What we have not seen is whether there are any variations in model
performance based on project-type. Specifically, has the DNDC model
been validated separate and specifically for AWD projects? Do we
know whether DNDC captures CH4 emissions from cycles of drying and
wetting the same way that it captures such emissions from rice
fields grown under baseline conditions? Assessments of model
uncertainty and bias for specific project-types that support the
assertion of model validity for those specific project types should
be made available to the public.

What has been provided by Board staff to date – the list of the
scientific publications that report the field measurements that
were used to validate the model -- is only half the information.
It’s only one of the axes on the graph. We request that, before
finalizing the protocol and sending it to the Board for adoption,
the public be given a chance to assess the assertion of model
validity in its entirety based on all the information ARB is using
to make its own assessments.

Lastly, regarding N2O emissions, we believe that it is important to
address the potential significant increases (spikes) in N2O
emissions from AWD projects that dry fields too quickly after N
fertilizer application. There appears to be a lack of consensus
among experts about whether the DNDC model can accurately estimate
N2O emissions under such conditions. This means that even though
N2O emissions increases, modeled by DNDC, are included as debits in
the calculation of emissions reductions the full extent of N2O
emissions pulses may be underestimated. The current draft Protocol
does not address this issue. We urge ARB to convene a discussion of
the issue of post-fertilizer application spikes from rice
cultivated under an AWD regime, and DNDC’s performance at modeling
such spikes, among scientists working on this issue.

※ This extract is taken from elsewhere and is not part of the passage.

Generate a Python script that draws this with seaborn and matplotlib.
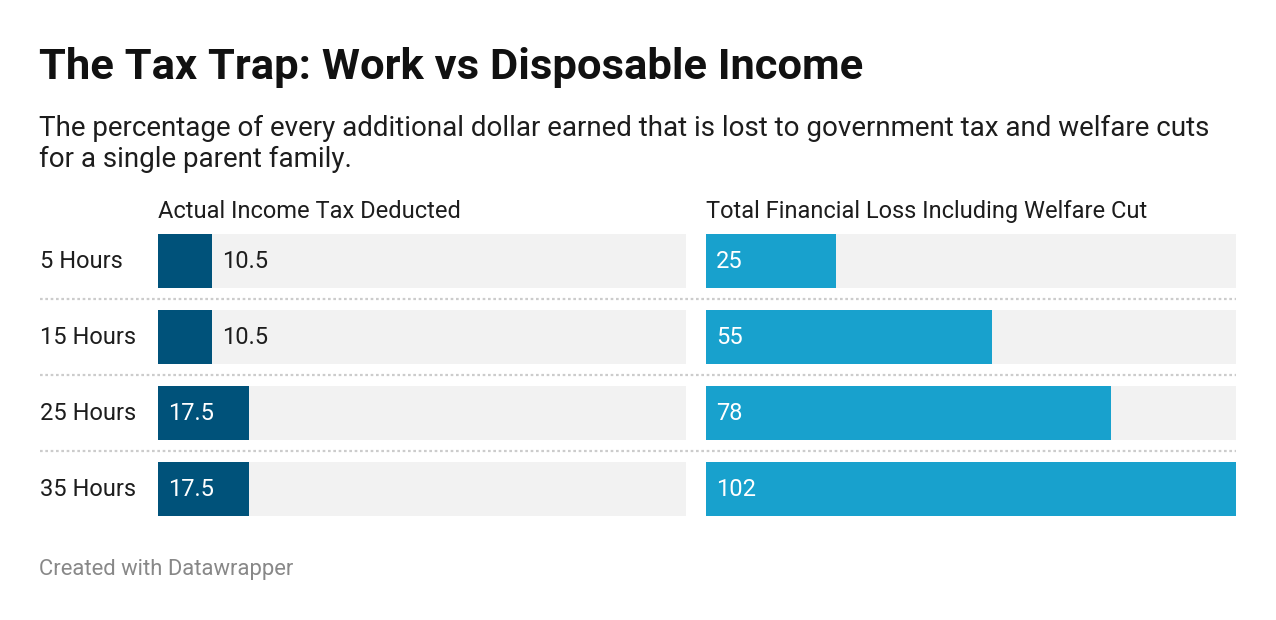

In particular,
such a discussion should address the period of time after N
fertilizer application during which high spikes might be
anticipated and should seek potential solutions in the protocol to
address this concern – such as required delays after fertilizer
application before the first drying period in an AWD project.
Finally, and in addition, because of the salience of the potential
for N2O spikes in this period, we urge that guidance should be
provided to project proponents on ways to minimize the risk of N2O
spikes when conducting an AWD project.